DATASET CONTENT

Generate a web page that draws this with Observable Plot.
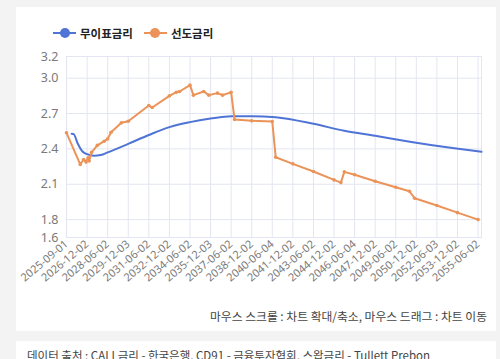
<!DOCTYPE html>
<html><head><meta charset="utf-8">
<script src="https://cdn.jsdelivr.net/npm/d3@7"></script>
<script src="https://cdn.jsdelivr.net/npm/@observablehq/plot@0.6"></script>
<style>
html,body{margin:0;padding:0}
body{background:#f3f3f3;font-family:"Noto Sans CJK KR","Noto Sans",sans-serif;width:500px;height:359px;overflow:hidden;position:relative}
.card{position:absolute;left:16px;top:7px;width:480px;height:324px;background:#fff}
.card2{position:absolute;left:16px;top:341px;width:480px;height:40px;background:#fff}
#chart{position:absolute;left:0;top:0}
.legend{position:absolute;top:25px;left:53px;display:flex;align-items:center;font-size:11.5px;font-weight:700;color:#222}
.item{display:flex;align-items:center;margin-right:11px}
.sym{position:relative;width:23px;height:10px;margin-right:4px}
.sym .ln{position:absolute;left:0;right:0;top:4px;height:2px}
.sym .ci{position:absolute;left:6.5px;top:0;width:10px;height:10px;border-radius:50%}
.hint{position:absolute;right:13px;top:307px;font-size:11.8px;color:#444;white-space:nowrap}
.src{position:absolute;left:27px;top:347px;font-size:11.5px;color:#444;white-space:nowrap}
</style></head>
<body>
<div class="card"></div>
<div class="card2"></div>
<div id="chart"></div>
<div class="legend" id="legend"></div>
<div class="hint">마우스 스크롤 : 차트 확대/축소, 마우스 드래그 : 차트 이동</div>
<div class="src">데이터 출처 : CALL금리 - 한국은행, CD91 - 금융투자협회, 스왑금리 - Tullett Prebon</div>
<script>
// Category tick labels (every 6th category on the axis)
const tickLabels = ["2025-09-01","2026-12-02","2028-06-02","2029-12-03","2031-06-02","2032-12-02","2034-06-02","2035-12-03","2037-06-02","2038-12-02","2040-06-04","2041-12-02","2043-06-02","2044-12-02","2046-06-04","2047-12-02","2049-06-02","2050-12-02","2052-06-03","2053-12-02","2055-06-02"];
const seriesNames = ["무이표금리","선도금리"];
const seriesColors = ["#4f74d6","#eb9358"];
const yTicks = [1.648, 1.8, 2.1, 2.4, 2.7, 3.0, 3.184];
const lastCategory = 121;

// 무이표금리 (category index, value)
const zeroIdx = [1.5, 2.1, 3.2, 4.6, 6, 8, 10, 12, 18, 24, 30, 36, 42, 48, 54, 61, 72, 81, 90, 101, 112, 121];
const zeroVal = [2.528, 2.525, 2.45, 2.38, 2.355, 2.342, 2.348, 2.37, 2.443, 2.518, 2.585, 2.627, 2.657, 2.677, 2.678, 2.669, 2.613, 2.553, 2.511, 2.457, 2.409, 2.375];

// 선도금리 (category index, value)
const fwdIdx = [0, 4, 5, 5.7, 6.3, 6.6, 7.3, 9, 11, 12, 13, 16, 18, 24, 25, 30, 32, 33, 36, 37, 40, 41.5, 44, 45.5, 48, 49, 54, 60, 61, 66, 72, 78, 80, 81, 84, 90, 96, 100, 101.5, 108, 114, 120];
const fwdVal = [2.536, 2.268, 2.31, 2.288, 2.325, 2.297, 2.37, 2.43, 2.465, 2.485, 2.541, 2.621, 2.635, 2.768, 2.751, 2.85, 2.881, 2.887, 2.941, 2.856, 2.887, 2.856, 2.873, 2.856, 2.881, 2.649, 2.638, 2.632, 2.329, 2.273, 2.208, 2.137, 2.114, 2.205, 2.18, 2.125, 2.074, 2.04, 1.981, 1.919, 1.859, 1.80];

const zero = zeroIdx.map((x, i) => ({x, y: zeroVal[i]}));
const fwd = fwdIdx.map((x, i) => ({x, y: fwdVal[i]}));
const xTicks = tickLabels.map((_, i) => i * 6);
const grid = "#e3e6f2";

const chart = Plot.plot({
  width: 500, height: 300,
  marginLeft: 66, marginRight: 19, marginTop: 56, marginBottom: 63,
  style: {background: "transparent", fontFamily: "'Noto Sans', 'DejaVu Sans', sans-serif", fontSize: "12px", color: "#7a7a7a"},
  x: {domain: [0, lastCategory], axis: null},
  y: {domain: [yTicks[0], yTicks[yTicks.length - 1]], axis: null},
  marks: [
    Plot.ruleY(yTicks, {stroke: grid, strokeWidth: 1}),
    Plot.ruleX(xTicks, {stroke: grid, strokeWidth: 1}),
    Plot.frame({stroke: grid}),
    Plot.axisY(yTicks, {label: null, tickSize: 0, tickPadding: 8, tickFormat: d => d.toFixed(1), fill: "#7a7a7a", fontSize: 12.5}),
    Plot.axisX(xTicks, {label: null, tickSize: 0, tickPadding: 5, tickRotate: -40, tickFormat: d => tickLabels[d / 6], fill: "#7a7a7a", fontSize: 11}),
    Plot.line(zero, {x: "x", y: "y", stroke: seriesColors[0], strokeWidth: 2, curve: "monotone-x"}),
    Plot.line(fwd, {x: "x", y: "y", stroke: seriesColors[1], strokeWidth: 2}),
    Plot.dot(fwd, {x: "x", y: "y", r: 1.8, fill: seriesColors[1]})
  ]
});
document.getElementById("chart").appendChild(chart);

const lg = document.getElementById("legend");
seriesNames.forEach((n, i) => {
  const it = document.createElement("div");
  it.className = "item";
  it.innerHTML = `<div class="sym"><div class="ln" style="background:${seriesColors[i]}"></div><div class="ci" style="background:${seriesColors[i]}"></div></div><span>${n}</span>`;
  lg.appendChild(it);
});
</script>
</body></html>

EXERCISE INSTRUCTIONS
Omit pictures; set down the rest of the material word for word.

CORRECT RESULT
Generate a web page that draws this with Observable Plot.
<!DOCTYPE html>
<html><head><meta charset="utf-8">
<script src="https://cdn.jsdelivr.net/npm/d3@7"></script>
<script src="https://cdn.jsdelivr.net/npm/@observablehq/plot@0.6"></script>
<style>
html,body{margin:0;padding:0}
body{background:#f3f3f3;font-family:"Noto Sans CJK KR","Noto Sans",sans-serif;width:500px;height:359px;overflow:hidden;position:relative}
.card{position:absolute;left:16px;top:7px;width:480px;height:324px;background:#fff}
.card2{position:absolute;left:16px;top:341px;width:480px;height:40px;background:#fff}
#chart{position:absolute;left:0;top:0}
.legend{position:absolute;top:25px;left:53px;display:flex;align-items:center;font-size:11.5px;font-weight:700;color:#222}
.item{display:flex;align-items:center;margin-right:11px}
.sym{position:relative;width:23px;height:10px;margin-right:4px}
.sym .ln{position:absolute;left:0;right:0;top:4px;height:2px}
.sym .ci{position:absolute;left:6.5px;top:0;width:10px;height:10px;border-radius:50%}
.hint{position:absolute;right:13px;top:307px;font-size:11.8px;color:#444;white-space:nowrap}
.src{position:absolute;left:27px;top:347px;font-size:11.5px;color:#444;white-space:nowrap}
</style></head>
<body>
<div class="card"></div>
<div class="card2"></div>
<div id="chart"></div>
<div class="legend" id="legend"></div>
<div class="hint">마우스 스크롤 : 차트 확대/축소, 마우스 드래그 : 차트 이동</div>
<div class="src">데이터 출처 : CALL금리 - 한국은행, CD91 - 금융투자협회, 스왑금리 - Tullett Prebon</div>
<script>
// Category tick labels (every 6th category on the axis)
const tickLabels = ["2025-09-01","2026-12-02","2028-06-02","2029-12-03","2031-06-02","2032-12-02","2034-06-02","2035-12-03","2037-06-02","2038-12-02","2040-06-04","2041-12-02","2043-06-02","2044-12-02","2046-06-04","2047-12-02","2049-06-02","2050-12-02","2052-06-03","2053-12-02","2055-06-02"];
const seriesNames = ["무이표금리","선도금리"];
const seriesColors = ["#4f74d6","#eb9358"];
const yTicks = [1.648, 1.8, 2.1, 2.4, 2.7, 3.0, 3.184];
const lastCategory = 121;

// 무이표금리 (category index, value)
const zeroIdx = [1.5, 2.1, 3.2, 4.6, 6, 8, 10, 12, 18, 24, 30, 36, 42, 48, 54, 61, 72, 81, 90, 101, 112, 121];
const zeroVal = [2.528, 2.525, 2.45, 2.38, 2.355, 2.342, 2.348, 2.37, 2.443, 2.518, 2.585, 2.627, 2.657, 2.677, 2.678, 2.669, 2.613, 2.553, 2.511, 2.457, 2.409, 2.375];

// 선도금리 (category index, value)
const fwdIdx = [0, 4, 5, 5.7, 6.3, 6.6, 7.3, 9, 11, 12, 13, 16, 18, 24, 25, 30, 32, 33, 36, 37, 40, 41.5, 44, 45.5, 48, 49, 54, 60, 61, 66, 72, 78, 80, 81, 84, 90, 96, 100, 101.5, 108, 114, 120];
const fwdVal = [2.536, 2.268, 2.31, 2.288, 2.325, 2.297, 2.37, 2.43, 2.465, 2.485, 2.541, 2.621, 2.635, 2.768, 2.751, 2.85, 2.881, 2.887, 2.941, 2.856, 2.887, 2.856, 2.873, 2.856, 2.881, 2.649, 2.638, 2.632, 2.329, 2.273, 2.208, 2.137, 2.114, 2.205, 2.18, 2.125, 2.074, 2.04, 1.981, 1.919, 1.859, 1.80];

const zero = zeroIdx.map((x, i) => ({x, y: zeroVal[i]}));
const fwd = fwdIdx.map((x, i) => ({x, y: fwdVal[i]}));
const xTicks = tickLabels.map((_, i) => i * 6);
const grid = "#e3e6f2";

const chart = Plot.plot({
  width: 500, height: 300,
  marginLeft: 66, marginRight: 19, marginTop: 56, marginBottom: 63,
  style: {background: "transparent", fontFamily: "'Noto Sans', 'DejaVu Sans', sans-serif", fontSize: "12px", color: "#7a7a7a"},
  x: {domain: [0, lastCategory], axis: null},
  y: {domain: [yTicks[0], yTicks[yTicks.length - 1]], axis: null},
  marks: [
    Plot.ruleY(yTicks, {stroke: grid, strokeWidth: 1}),
    Plot.ruleX(xTicks, {stroke: grid, strokeWidth: 1}),
    Plot.frame({stroke: grid}),
    Plot.axisY(yTicks, {label: null, tickSize: 0, tickPadding: 8, tickFormat: d => d.toFixed(1), fill: "#7a7a7a", fontSize: 12.5}),
    Plot.axisX(xTicks, {label: null, tickSize: 0, tickPadding: 5, tickRotate: -40, tickFormat: d => tickLabels[d / 6], fill: "#7a7a7a", fontSize: 11}),
    Plot.line(zero, {x: "x", y: "y", stroke: seriesColors[0], strokeWidth: 2, curve: "monotone-x"}),
    Plot.line(fwd, {x: "x", y: "y", stroke: seriesColors[1], strokeWidth: 2}),
    Plot.dot(fwd, {x: "x", y: "y", r: 1.8, fill: seriesColors[1]})
  ]
});
document.getElementById("chart").appendChild(chart);

const lg = document.getElementById("legend");
seriesNames.forEach((n, i) => {
  const it = document.createElement("div");
  it.className = "item";
  it.innerHTML = `<div class="sym"><div class="ln" style="background:${seriesColors[i]}"></div><div class="ci" style="background:${seriesColors[i]}"></div></div><span>${n}</span>`;
  lg.appendChild(it);
});
</script>
</body></html>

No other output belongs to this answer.